Tuesday, May 31, 2016

No Downside to Takeover of CCSD's Burns Elementary

Reading the latest state report card for Burns Elementary could make you cry. Despite the best efforts of teachers and administrators, its at-risk performance continues to stun with horrific percentages of children not meeting standards in any subject. For a look at these statistics, see the following PDF:
Burns Elementary Report Card 2015

What will change the dismal-looking outcomes for Burns students? Not more of the same. It's been tried to death.

So it's mysterious why objections have been raised to a program that seems to be working in an outstanding way for two other schools: According to a recent editorial, "Millicent Brown, co-founder of the Quality Education Project, worries that the school would not be accountable to the district, although it would have a board of trustees comprised of representatives of both Meeting Street Schools and CCSD — one of them Superintendent Gerrita Postlewait." 

Who is Millicent Brown? From her biographical note at the Avery Research Center, 
"In 1948, Millicent Ellison Brown was born in Charleston, South Carolina to MaeDe and J. Arthur Brown. Her father was the local and state president of the National Association for the Advancement of Colored People (NAACP). In 1963, Millicent replaced her older sister Minerva as the primary plaintiff in a NAACP-sponsored lawsuit Millicent Brown versus Charleston County School District #20. Filed to desegregate the Charleston public school system, the lawsuit resulted in Brown becoming one of two African-American students to integrate Rivers High School in 1963. Graduating from Rivers High School in 1966, Brown the attended the College of Charleston and received her B.A. in History, 1975. She  received her M.Ed. in Education from The Citadel in 1978. From 1989 to 1991, Brown served as the Director of Exhibits and Museum Education at the Avery Research Center. Brown earned a Ph.D. in History from Florida State University in 1997, writing her dissertation on history of civil rights activism in Charleston from 1940 to 1970.
Dr. Brown's remarks must carry some weight in conversations about the history of desegregation in CCSD--she lived it. However, it's been 50 years since she attended Charleston County public schools. Does she really believe that a conspiracy is now afoot in the district? A conspiracy to do what? Re segregate schools? That's already happened! Burns Elementary is a good example. How would a public/private partnership make things any worse?

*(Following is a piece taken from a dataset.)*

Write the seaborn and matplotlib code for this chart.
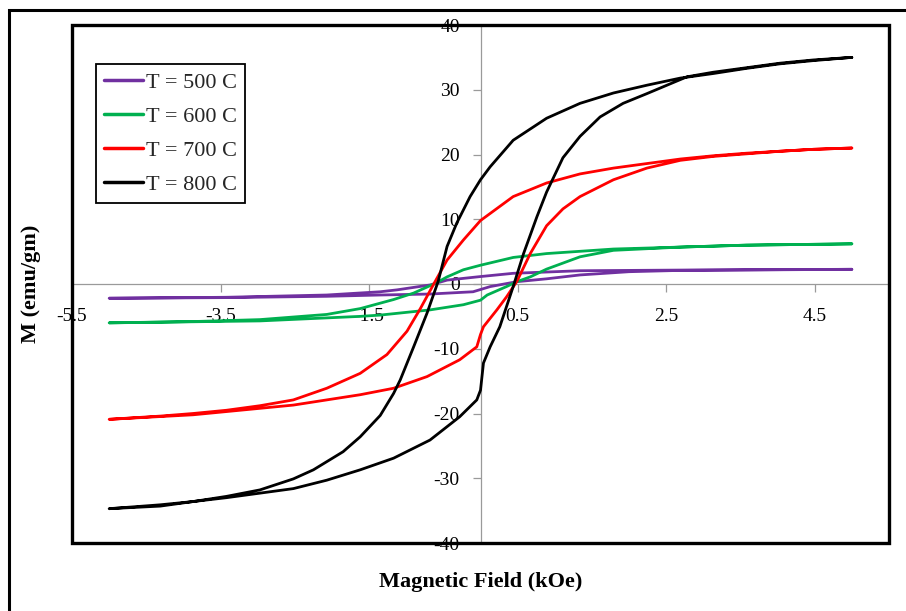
import matplotlib
matplotlib.use("Agg")
import matplotlib.pyplot as plt
import seaborn as sns
import pandas as pd
from matplotlib.patches import Rectangle

# ---------------- data ----------------
series_labels = ["T = 500 C", "T = 600 C", "T = 700 C", "T = 800 C"]
series_colors = ["#7030A0", "#00B050", "#FF0000", "#000000"]

x_ticks = [-5.5, -3.5, -1.5, 0.5, 2.5, 4.5]
x_tick_labels = ["-5.5", "-3.5", "-1.5", "0.5", "2.5", "4.5"]
y_ticks = [-40, -30, -20, -10, 0, 10, 20, 30, 40]
y_tick_labels = ["-40", "-30", "-20", "-10", "0", "10", "20", "30", "40"]

# T = 500 C
h500_down = [5.0, 2.69, 1.34, 0.44, 0.0, -0.45, -0.68, -1.12, -1.35, -2.07, -3.42, -5.0]
m500_down = [2.27, 2.15, 2.05, 1.65, 1.15, 0.6, -0.15, -0.9, -1.2, -1.7, -2.05, -2.2]
h500_up = [-5.0, -3.42, -2.07, -1.35, -0.68, -0.1, 0.13, 0.49, 0.89, 1.34, 2.0, 2.69, 5.0]
m500_up = [-2.2, -2.1, -1.9, -1.7, -1.55, -1.2, -0.4, 0.36, 0.8, 1.4, 1.9, 2.1, 2.27]

# T = 600 C
h600_down = [5.0, 3.58, 2.69, 1.79, 0.89, 0.44, 0.0, -0.23, -0.45, -0.59, -0.90, -1.17,
             -1.62, -2.07, -2.97, -3.87, -5.0]
m600_down = [6.2, 6.0, 5.7, 5.4, 4.7, 4.1, 2.9, 2.2, 1.1, 0.2, -1.4, -2.4,
             -3.8, -4.7, -5.5, -5.8, -6.0]
h600_up = [-5.0, -2.97, -1.62, -1.35, -0.68, -0.23, 0.0, 0.09, 0.35, 0.49, 0.67, 0.89,
           1.34, 1.79, 2.69, 3.58, 5.0]
m600_up = [-6.0, -5.7, -5.0, -4.8, -4.0, -3.2, -2.5, -1.7, -0.4, 0.36, 1.1, 2.3,
           4.2, 5.2, 5.7, 6.0, 6.2]

# T = 700 C
h700_down = [5.0, 4.48, 4.03, 3.58, 3.13, 2.69, 2.24, 1.79, 1.34, 0.89, 0.44, 0.0, -0.23,
             -0.45, -0.62, -0.81, -0.99, -1.26, -1.62, -2.07, -2.52, -2.97, -3.42, -3.87,
             -4.31, -5.0]
m700_down = [21.0, 20.8, 20.5, 20.2, 19.8, 19.3, 18.6, 17.9, 17.0, 15.6, 13.5, 9.8, 6.8,
             3.7, 0.2, -3.8, -7.3, -10.9, -13.8, -16.1, -17.9, -18.8, -19.5, -20.0,
             -20.4, -20.9]
h700_up = [-5.0, -3.87, -3.42, -2.97, -2.52, -2.07, -1.62, -1.17, -0.72, -0.28, -0.05, 0.0,
           0.04, 0.22, 0.35, 0.49, 0.67, 0.89, 1.11, 1.34, 1.79, 2.24, 2.69, 3.13, 3.58,
           4.03, 4.48, 5.0]
m700_up = [-20.9, -20.2, -19.7, -19.2, -18.7, -17.9, -17.1, -16.1, -14.3, -11.7, -9.7, -7.8,
           -6.6, -4.0, -2.0, 0.4, 4.7, 9.0, 11.6, 13.5, 16.1, 17.9, 19.1, 19.7, 20.1,
           20.5, 20.8, 21.0]

# T = 800 C
h800_down = [5.0, 4.48, 4.03, 3.58, 3.13, 2.69, 2.24, 1.79, 1.34, 0.89, 0.44, 0.13, 0.0,
             -0.14, -0.32, -0.45, -0.57, -0.72, -0.90, -1.08, -1.17, -1.35, -1.62, -1.85,
             -2.25, -2.52, -2.97, -3.42, -3.87, -4.31, -5.0]
m800_down = [35.0, 34.5, 34.0, 33.3, 32.5, 31.8, 30.7, 29.5, 27.9, 25.6, 22.2, 18.1, 16.1,
             13.5, 9.4, 5.8, 0.4, -4.5, -9.7, -14.8, -16.9, -20.3, -23.6, -25.9,
             -28.7, -30.1, -31.8, -32.8, -33.6, -34.1, -34.7]
h800_up = [-5.0, -4.31, -3.87, -3.42, -2.97, -2.52, -2.07, -1.62, -1.17, -0.68, -0.28, -0.05,
           0.0, 0.04, 0.13, 0.26, 0.44, 0.58, 0.76, 0.89, 1.11, 1.34, 1.61, 1.92, 2.24,
           2.51, 2.78, 3.13, 3.58, 4.03, 4.48, 5.0]
m800_up = [-34.7, -34.3, -33.6, -33.0, -32.3, -31.6, -30.3, -28.7, -26.9, -24.1, -20.5, -17.9,
           -16.4, -12.2, -9.7, -6.6, -0.4, 4.7, 10.4, 14.2, 19.5, 22.8, 25.8, 27.9, 29.4,
           30.7, 32.0, 32.7, 33.4, 34.1, 34.6, 35.0]

# ---------------- build table ----------------
loops = [
    (series_labels[0], h500_down + h500_up, m500_down + m500_up),
    (series_labels[1], h600_down + h600_up, m600_down + m600_up),
    (series_labels[2], h700_down + h700_up, m700_down + m700_up),
    (series_labels[3], h800_down + h800_up, m800_down + m800_up),
]
rows = []
for lab, hs, ms in loops:
    for i, (h, m) in enumerate(zip(hs, ms)):
        rows.append({"series": lab, "H": h, "M": m, "order": i})
df = pd.DataFrame(rows)

# ---------------- style ----------------
sns.set_theme(style="white")
plt.rcParams["font.family"] = ["Liberation Serif", "DejaVu Serif"]

W, H = 906, 611
fig = plt.figure(figsize=(W / 100, H / 100), dpi=100)
ax_l, ax_r, ax_t, ax_b = 72, 889, 25, 543
ax = fig.add_axes([ax_l / W, (H - ax_b) / H, (ax_r - ax_l) / W, (ax_b - ax_t) / H])

sns.lineplot(data=df, x="H", y="M", hue="series", hue_order=series_labels,
             palette=dict(zip(series_labels, series_colors)), sort=False,
             estimator=None, linewidth=2.0, ax=ax)

ax.set_xlim(-5.5, 5.5)
ax.set_ylim(-40, 40)

# Excel-like axes crossing at zero
for s in ["top", "right"]:
    ax.spines[s].set_visible(False)
ax.spines["left"].set_position(("data", 0))
ax.spines["bottom"].set_position(("data", 0))
for s in ["left", "bottom"]:
    ax.spines[s].set_color("#9a9a9a")
    ax.spines[s].set_linewidth(0.9)
    ax.spines[s].set_zorder(0.5)

ax.set_xticks(x_ticks)
ax.set_xticklabels(x_tick_labels)
ax.set_yticks(y_ticks)
ax.set_yticklabels(y_tick_labels)
ax.tick_params(axis="both", which="major", bottom=True, left=True, direction="out",
               length=6, width=0.9, color="#9a9a9a", labelsize=14, labelcolor="black")
ax.tick_params(axis="x", pad=11)
ax.tick_params(axis="y", pad=9)
ax.grid(False)

# plot-area border
ax.add_patch(Rectangle((0, 0), 1, 1, transform=ax.transAxes, fill=False, lw=2.4,
                       ec="black", clip_on=False, zorder=6))

# axis titles
ax.set_xlabel("Magnetic Field (kOe)", fontsize=16, fontweight="bold", color="black")
ax.xaxis.set_label_coords(0.5, -(582 - ax_b) / (ax_b - ax_t))
ax.xaxis.label.set_va("center")
ax.set_ylabel("M (emu/gm)", fontsize=16, fontweight="bold", color="black")
ax.yaxis.set_label_coords((31 - ax_l) / (ax_r - ax_l), 0.5)
ax.yaxis.label.set_va("center")

# legend
handles, labels = ax.get_legend_handles_labels()
leg = ax.legend(handles, labels, loc="upper left",
                bbox_to_anchor=((96 - ax_l) / (ax_r - ax_l), (ax_b - 64) / (ax_b - ax_t)),
                borderaxespad=0, frameon=True, fancybox=False, framealpha=1,
                edgecolor="black", fontsize=16, handlelength=1.75, handletextpad=0.12,
                labelspacing=0.6, borderpad=0.38)
leg.get_frame().set_linewidth(1.3)
for ln in leg.get_lines():
    ln.set_linewidth(2.5)
leg.set_zorder(7)

# outer chart frame (top and left edges visible)
fig.add_artist(Rectangle((9 / W, -0.2), 1.5, (H - 9.5) / H + 0.2, transform=fig.transFigure,
                         fill=False, lw=2.2, ec="black"))

fig.savefig("out.png", dpi=100)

Even the NAACP's Dot Scott agrees such a partnership is worth trying at Burns. So far, it's working at Brentwood. 

Who would've thunk it?

1 comment:

Clisby Williams said...

One downside is that it would be illegal under current state law. That's why the state Education Dept. staff recommended against it - the state law allows a district only one School of Choice.

Another is the lack of transparency. Where is the documentation of the testing gains? Remember the miracle worker of Sanders-Clyde? We should all be a little skeptical of this.

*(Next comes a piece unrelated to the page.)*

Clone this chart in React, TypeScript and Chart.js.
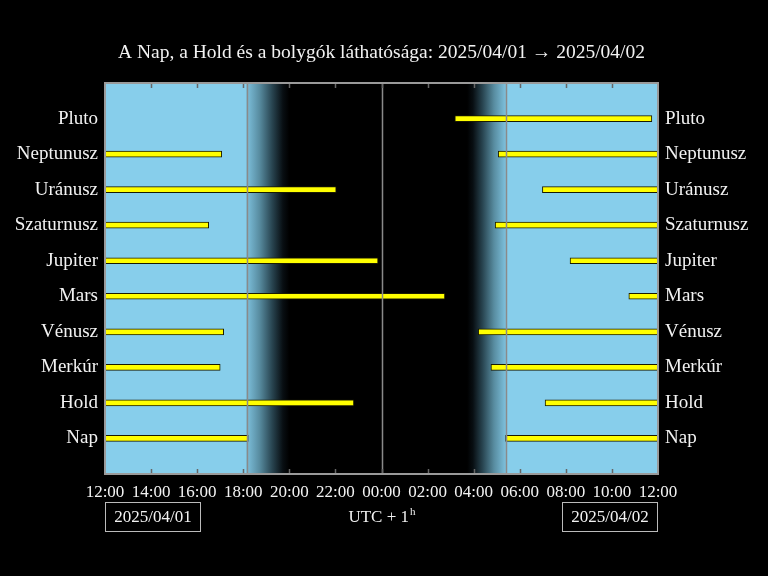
import React, { useEffect, useRef } from "react";
import { Chart, registerables } from "chart.js";

Chart.register(...registerables);

const bodies = ["Nap", "Hold", "Merkúr", "Vénusz", "Mars", "Jupiter", "Szaturnusz", "Uránusz", "Neptunusz", "Pluto"];
// visibility from 12:00 until set (evening part), null = not visible
const eveningEnd: (string | null)[] = ["18:13", "22:48", "17:00", "17:09", "02:45", "23:51", "16:30", "22:02", "17:04", null];
// morning part start/end on the next day
const morningStart = ["05:23", "07:06", "04:45", "04:12", "10:44", "08:11", "04:56", "06:59", "05:04", "03:11"];
const morningEnd = ["12:00", "12:00", "12:00", "12:00", "12:00", "12:00", "12:00", "12:00", "12:00", "11:44"];

const sunsetTime = "18:09";
const duskEndTime = "20:00";
const dawnStartTime = "03:43";
const sunriseTime = "05:23";
const midnightTime = "00:00";

const titleText = "A Nap, a Hold és a bolygók láthatósága: 2025/04/01 → 2025/04/02";
const dateLeft = "2025/04/01";
const dateRight = "2025/04/02";

const FONT = "'Liberation Serif', 'DejaVu Serif', serif";
const TEXT = "#f2f2f2";
const SKY = "rgb(135,206,235)";

function toX(t: string, isEnd = false): number {
  const [h, m] = t.split(":").map(Number);
  let v = h - 12 + m / 60;
  if (v < 0) v += 24;
  if (isEnd && v === 0) v = 24;
  return v;
}

const bgPlugin = {
  id: "bgPlugin",
  beforeDraw(chart: any) {
    const { ctx } = chart;
    ctx.save();
    ctx.fillStyle = "#000";
    ctx.fillRect(0, 0, chart.width, chart.height);
    ctx.restore();
  },
  beforeDatasetsDraw(chart: any) {
    const { ctx, chartArea: a, scales } = chart;
    const x = scales.x;
    const xs = x.getPixelForValue(toX(sunsetTime));
    const xd = x.getPixelForValue(toX(duskEndTime));
    const xa = x.getPixelForValue(toX(dawnStartTime));
    const xr = x.getPixelForValue(toX(sunriseTime));
    const h = a.bottom - a.top;
    ctx.save();
    ctx.fillStyle = SKY;
    ctx.fillRect(a.left, a.top, a.right - a.left, h);
    ctx.fillStyle = "#000";
    ctx.fillRect(xd - 1, a.top, xa - xd + 2, h);
    const g1 = ctx.createLinearGradient(xs, 0, xd, 0);
    g1.addColorStop(0, "rgb(125,192,220)");
    g1.addColorStop(0.3, "rgb(88,140,160)");
    g1.addColorStop(0.6, "rgb(40,68,80)");
    g1.addColorStop(0.85, "rgb(8,14,18)");
    g1.addColorStop(1, "rgb(0,0,0)");
    ctx.fillStyle = g1;
    ctx.fillRect(Math.floor(xs), a.top, Math.ceil(xd - Math.floor(xs)), h);
    const g2 = ctx.createLinearGradient(xa, 0, xr, 0);
    g2.addColorStop(0, "rgb(0,0,0)");
    g2.addColorStop(0.15, "rgb(8,14,18)");
    g2.addColorStop(0.4, "rgb(40,68,80)");
    g2.addColorStop(0.7, "rgb(88,140,160)");
    g2.addColorStop(1, "rgb(125,192,220)");
    ctx.fillStyle = g2;
    ctx.fillRect(Math.floor(xa), a.top, Math.ceil(xr - Math.floor(xa)), h);
    ctx.restore();
  },
  afterDatasetsDraw(chart: any) {
    const { ctx, chartArea: a, scales } = chart;
    const x = scales.x;
    ctx.save();
    ctx.strokeStyle = "#8a8a8a";
    ctx.lineWidth = 1.5;
    [sunsetTime, midnightTime, sunriseTime].forEach((t) => {
      const px = Math.round(x.getPixelForValue(toX(t))) + 0.5;
      ctx.beginPath();
      ctx.moveTo(px, a.top);
      ctx.lineTo(px, a.bottom);
      ctx.stroke();
    });
    ctx.strokeStyle = "#666";
    ctx.lineWidth = 1.5;
    for (let v = 2; v < 24; v += 2) {
      const px = Math.round(x.getPixelForValue(v)) + 0.5;
      ctx.beginPath();
      ctx.moveTo(px, a.top);
      ctx.lineTo(px, a.top + 5);
      ctx.moveTo(px, a.bottom);
      ctx.lineTo(px, a.bottom - 5);
      ctx.stroke();
    }
    ctx.strokeStyle = "#9a9a9a";
    ctx.lineWidth = 2;
    ctx.strokeRect(a.left, a.top, a.right - a.left, a.bottom - a.top);
    ctx.restore();
  },
  afterDraw(chart: any) {
    const { ctx, chartArea: a } = chart;
    const cx = (a.left + a.right) / 2;
    ctx.save();
    ctx.fillStyle = TEXT;
    ctx.textAlign = "center";
    ctx.textBaseline = "middle";
    ctx.font = `19.5px ${FONT}`;
    ctx.fillText(titleText, cx, 53);

    ctx.font = `17px ${FONT}`;
    ctx.strokeStyle = "#bbb";
    ctx.lineWidth = 1;
    const boxW = 95, boxH = 29, boxY = 502.5;
    ctx.strokeRect(a.left + 0.5, boxY, boxW, boxH);
    ctx.fillText(dateLeft, a.left + 0.5 + boxW / 2, boxY + boxH / 2 + 1);
    ctx.strokeRect(a.right - boxW - 0.5, boxY, boxW, boxH);
    ctx.fillText(dateRight, a.right - 0.5 - boxW / 2, boxY + boxH / 2 + 1);

    const main = "UTC + 1";
    const wMain = ctx.measureText(main).width;
    ctx.font = `11px ${FONT}`;
    const wSup = ctx.measureText("h").width;
    const start = cx - (wMain + wSup) / 2;
    ctx.textAlign = "left";
    ctx.font = `17px ${FONT}`;
    ctx.fillText(main, start, 518);
    ctx.font = `11px ${FONT}`;
    ctx.fillText("h", start + wMain + 1, 512);
    ctx.restore();
  },
};

export default function App() {
  const ref = useRef<HTMLCanvasElement>(null);
  useEffect(() => {
    if (!ref.current) return;
    const evening = bodies
      .map((_, i) => (eveningEnd[i] ? { y: i + 1, x: [0, toX(eveningEnd[i] as string)] } : null))
      .filter(Boolean);
    const morning = bodies.map((_, i) => ({
      y: i + 1,
      x: [toX(morningStart[i]), toX(morningEnd[i], true)],
    }));
    const ds = (data: any[]) => ({
      data,
      backgroundColor: "#ffff00",
      borderColor: "#1a1a00",
      borderWidth: 1,
      borderSkipped: false,
      barThickness: 6,
      grouped: false,
    });
    const yCommon = (pos: string, w: number) => ({
      type: "linear",
      position: pos,
      min: 0,
      max: 11,
      offset: false,
      ticks: {
        stepSize: 1,
        autoSkip: false,
        padding: 7,
        color: TEXT,
        font: { family: FONT, size: 19 },
        callback: (v: any) => bodies[Number(v) - 1] ?? "",
      },
      grid: { display: false, drawTicks: false, offset: false },
      border: { display: false },
      afterFit: (s: any) => {
        s.width = w;
      },
    });
    const chart = new Chart(ref.current, {
      type: "bar",
      data: { datasets: [ds(evening as any[]), ds(morning)] as any },
      options: {
        indexAxis: "y",
        responsive: false,
        animation: false,
        devicePixelRatio: 1,
        layout: { padding: { top: 83, left: 0, right: 0, bottom: 0 } },
        plugins: { legend: { display: false }, tooltip: { enabled: false }, title: { display: false } },
        scales: {
          x: {
            type: "linear",
            position: "bottom",
            min: 0,
            max: 24,
            offset: false,
            ticks: {
              stepSize: 2,
              autoSkip: false,
              maxRotation: 0,
              padding: 8,
              color: TEXT,
              font: { family: FONT, size: 17 },
              callback: (v: any) => String((Number(v) + 12) % 24).padStart(2, "0") + ":00",
            },
            grid: { display: false, drawTicks: false },
            border: { display: false },
            afterFit: (s: any) => {
              s.height = 102;
            },
          },
          y: yCommon("left", 105),
          y2: yCommon("right", 110),
        } as any,
      },
      plugins: [bgPlugin],
    } as any);
    return () => chart.destroy();
  }, []);
  return (
    <div style={{ position: "fixed", left: 0, top: 0, width: 768, height: 576, background: "#000" }}>
      <canvas ref={ref} width={768} height={576} style={{ display: "block", width: 768, height: 576 }} />
    </div>
  );
}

Also - the whole point of setting up a state-approved School of Choice ought to be to try out something different with the idea that, if it succeeds, CCSD itself could replicate the program. So, what do we know about Brentwood? We know CCSD is spending about $13,000 per student. How much is MSA (or Sherman Financial Group, or other private donors) contributing? Unless we know that, we don't know how much it costs, so we have no frame of reference to decide how financially feasible that model is.

If CCSD were acting with due diligence, the Memorandum of Agreement would specify at least 2 things: Everything to do with Brentwood is subject to the FOIA; and CCSD is either administering or monitoring all relevant testing.